Her constant complaints are her problem. Don't let them become your problem. You seem to have a very sensible attitude, and I suspect you cope better than average. Every time you visit, plan a little reward for yourself when you get home!
To add to the collection already amassed (!) -
My mother, when wearying of complaints or bad news or hand-wringing, would chip in "… and the goal is but the grave!" with a deep theatrical sigh at the end. It's a quotation from one of the more morbid Victorian poets, I think - must look it up some time.
Say "I know what you need!" and offer to get her the complete Radiohead collection.
Do a Trotsky vs. Stalin and repeat each complaint with rising intonation e.g. "that hairstyle is terrible" "this hairstyle is terrible?" The original goes "I was wrong. You were right. I should apologise." Which becomes "I was wrong? You were right? I should ***apologise***???"

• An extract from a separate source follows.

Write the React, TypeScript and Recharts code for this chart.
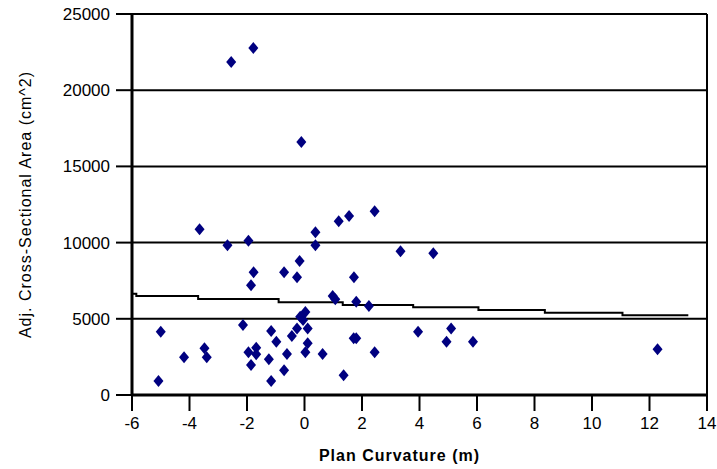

When they know they have just annoyed me, my children give me a cheeky peek and say "I love you Mummy :)" Now of course I am always reasonable and my complaints are invariably valid, but even so… This might be useful as an occasional tonic for your mother's spirits, you never know.
Try not to get annoyed with her. I used to get irritated to the point of arguing with my mother about her negativity, and my God what a waste of breath and temper that was. Plus it just gives me one more thing to regret. So try not to do that.
Antidepressants are not the answer, as they have been proven time and time again to be ineffective... and yes.... they DO make her feel funny. Believe it or not, FISH OIL has been proven to be far more effective in dealing with depression than prescription anti-depressants.
Your mother is lonely, and seems like she does not have a large circle of friends to support her.
I took care of both parents for over a decade, and I my dad could often be critical as you describe. Just remember, it it not about you at all, and often when they lash out, it is because they are afraid of their own mortality, and their own disappointments with themselves.
For you... just do the best you can do, and simply be mindful that she is probably struggling in her own way to deal with things. I also wish you the best, and keep your courage and simply love her where she's at.